What is to be done then? I don’t know. My brain isn’t big enough yet it is good that these issues are being discussed at senior political levels. Perhaps a place to start would be for Amazon to share some of its good fortune with those who have helped make it.

13 thoughts on “Free to be poor

  1. Perhaps it would be a good idea if Amazon paid an ‘appropriate’ rate of tax to spend on those in greater need? That would be a positive attitudinal change, and could be the start of something great in terms of trend-setting?

      1. Phil Jackman, here is what I mean when I claim that it is a choice: If people have children out-of-wedlock, something that is made voluntarily, the family chose to be in that situation.

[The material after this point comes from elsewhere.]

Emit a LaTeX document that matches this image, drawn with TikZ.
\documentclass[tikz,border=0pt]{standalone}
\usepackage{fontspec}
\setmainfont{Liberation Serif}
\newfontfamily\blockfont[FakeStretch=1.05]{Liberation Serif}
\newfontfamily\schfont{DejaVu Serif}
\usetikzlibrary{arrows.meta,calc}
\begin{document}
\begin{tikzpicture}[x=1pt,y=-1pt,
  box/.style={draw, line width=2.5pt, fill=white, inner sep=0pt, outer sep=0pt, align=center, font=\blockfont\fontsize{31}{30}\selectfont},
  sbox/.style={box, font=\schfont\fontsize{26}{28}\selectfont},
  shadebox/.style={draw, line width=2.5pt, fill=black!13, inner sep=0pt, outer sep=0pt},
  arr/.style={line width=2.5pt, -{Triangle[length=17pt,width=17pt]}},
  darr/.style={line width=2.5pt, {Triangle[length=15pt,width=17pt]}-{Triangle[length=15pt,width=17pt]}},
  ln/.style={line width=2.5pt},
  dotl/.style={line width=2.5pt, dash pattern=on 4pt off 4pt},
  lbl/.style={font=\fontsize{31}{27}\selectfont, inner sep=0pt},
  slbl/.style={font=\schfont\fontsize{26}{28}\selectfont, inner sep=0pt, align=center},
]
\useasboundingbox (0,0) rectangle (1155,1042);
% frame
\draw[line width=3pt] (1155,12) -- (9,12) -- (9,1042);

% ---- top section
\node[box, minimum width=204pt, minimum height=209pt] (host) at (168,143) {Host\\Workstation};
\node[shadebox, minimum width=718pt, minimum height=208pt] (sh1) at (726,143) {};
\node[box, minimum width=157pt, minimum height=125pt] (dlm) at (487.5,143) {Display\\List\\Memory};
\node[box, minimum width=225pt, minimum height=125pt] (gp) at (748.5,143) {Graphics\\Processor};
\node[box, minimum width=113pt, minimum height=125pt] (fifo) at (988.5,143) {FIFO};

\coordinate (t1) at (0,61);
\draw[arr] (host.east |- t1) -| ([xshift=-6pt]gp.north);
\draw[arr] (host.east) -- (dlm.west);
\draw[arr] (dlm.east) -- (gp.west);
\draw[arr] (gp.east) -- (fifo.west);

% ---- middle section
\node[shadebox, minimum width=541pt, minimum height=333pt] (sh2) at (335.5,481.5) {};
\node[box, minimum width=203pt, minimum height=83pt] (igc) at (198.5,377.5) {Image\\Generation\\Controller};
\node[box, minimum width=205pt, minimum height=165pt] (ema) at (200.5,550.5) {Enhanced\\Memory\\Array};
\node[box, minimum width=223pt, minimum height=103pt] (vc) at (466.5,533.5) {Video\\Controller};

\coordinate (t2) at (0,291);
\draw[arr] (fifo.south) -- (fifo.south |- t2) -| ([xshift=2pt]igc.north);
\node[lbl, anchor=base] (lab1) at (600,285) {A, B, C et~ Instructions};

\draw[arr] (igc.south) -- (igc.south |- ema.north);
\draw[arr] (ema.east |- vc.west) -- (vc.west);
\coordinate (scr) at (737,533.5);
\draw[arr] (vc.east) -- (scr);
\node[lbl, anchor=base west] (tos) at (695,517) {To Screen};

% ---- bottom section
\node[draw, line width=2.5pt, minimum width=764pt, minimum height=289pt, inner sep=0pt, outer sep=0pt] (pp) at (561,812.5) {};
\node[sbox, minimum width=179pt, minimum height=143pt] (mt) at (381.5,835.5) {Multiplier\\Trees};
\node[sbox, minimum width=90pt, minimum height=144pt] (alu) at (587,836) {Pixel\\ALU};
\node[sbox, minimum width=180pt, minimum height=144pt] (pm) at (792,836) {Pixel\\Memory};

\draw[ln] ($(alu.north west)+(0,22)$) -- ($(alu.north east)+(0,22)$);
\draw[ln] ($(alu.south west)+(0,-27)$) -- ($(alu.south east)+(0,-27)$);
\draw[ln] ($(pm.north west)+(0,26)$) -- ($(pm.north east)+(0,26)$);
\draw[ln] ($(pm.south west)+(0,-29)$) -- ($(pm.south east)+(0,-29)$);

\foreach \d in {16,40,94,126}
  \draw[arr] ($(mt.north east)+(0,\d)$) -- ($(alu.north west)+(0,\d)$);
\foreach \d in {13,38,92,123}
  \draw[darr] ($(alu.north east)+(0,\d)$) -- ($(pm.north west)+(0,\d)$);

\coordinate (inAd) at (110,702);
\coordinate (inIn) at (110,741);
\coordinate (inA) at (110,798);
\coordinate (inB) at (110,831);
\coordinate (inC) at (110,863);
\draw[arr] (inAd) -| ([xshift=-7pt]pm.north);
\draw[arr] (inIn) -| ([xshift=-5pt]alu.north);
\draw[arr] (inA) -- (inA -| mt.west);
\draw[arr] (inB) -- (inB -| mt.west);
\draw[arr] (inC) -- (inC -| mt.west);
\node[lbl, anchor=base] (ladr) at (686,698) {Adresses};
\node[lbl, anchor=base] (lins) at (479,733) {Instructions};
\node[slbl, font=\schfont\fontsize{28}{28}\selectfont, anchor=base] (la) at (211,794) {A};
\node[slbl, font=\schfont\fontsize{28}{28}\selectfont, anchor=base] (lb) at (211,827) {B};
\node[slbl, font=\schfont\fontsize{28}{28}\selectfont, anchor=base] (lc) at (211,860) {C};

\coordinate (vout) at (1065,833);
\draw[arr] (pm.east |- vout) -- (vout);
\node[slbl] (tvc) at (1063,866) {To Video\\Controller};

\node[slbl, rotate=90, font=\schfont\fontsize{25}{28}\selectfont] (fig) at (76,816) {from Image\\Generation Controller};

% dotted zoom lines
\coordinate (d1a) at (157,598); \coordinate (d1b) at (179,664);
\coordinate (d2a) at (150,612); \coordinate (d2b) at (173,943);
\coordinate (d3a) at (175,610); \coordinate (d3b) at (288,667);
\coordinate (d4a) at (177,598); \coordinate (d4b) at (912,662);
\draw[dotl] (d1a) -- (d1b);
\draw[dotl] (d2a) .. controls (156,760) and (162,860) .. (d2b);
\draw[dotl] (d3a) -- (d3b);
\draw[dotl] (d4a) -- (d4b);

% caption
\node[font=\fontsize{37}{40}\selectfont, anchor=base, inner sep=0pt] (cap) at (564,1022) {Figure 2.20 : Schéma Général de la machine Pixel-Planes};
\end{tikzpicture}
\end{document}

Just because the economic times are hard does not mean that the situation is entirely self-inflicted.

      2. I get what you are saying and accept that people make poor choices that may make them poorer. People, however, do not deliberalty set out to be poor. A child never has the choice.

      3. Phil Jackman, outside of truly hard economic times, do you think most of the people who live on the streets are there because of their own choices?

      4. Yes and no. I am no expert on rough sleeping but accept that many will be there due to bad choices. I don’t accept, however, that people choose to end up there. There is a difference. I stand by my argument that nobody chooses to be poor but accept that people can end up poor through bad choices. Rough sleeping is a stain on all of the richest countries in the world. We should be ashamed that it is so prevelent.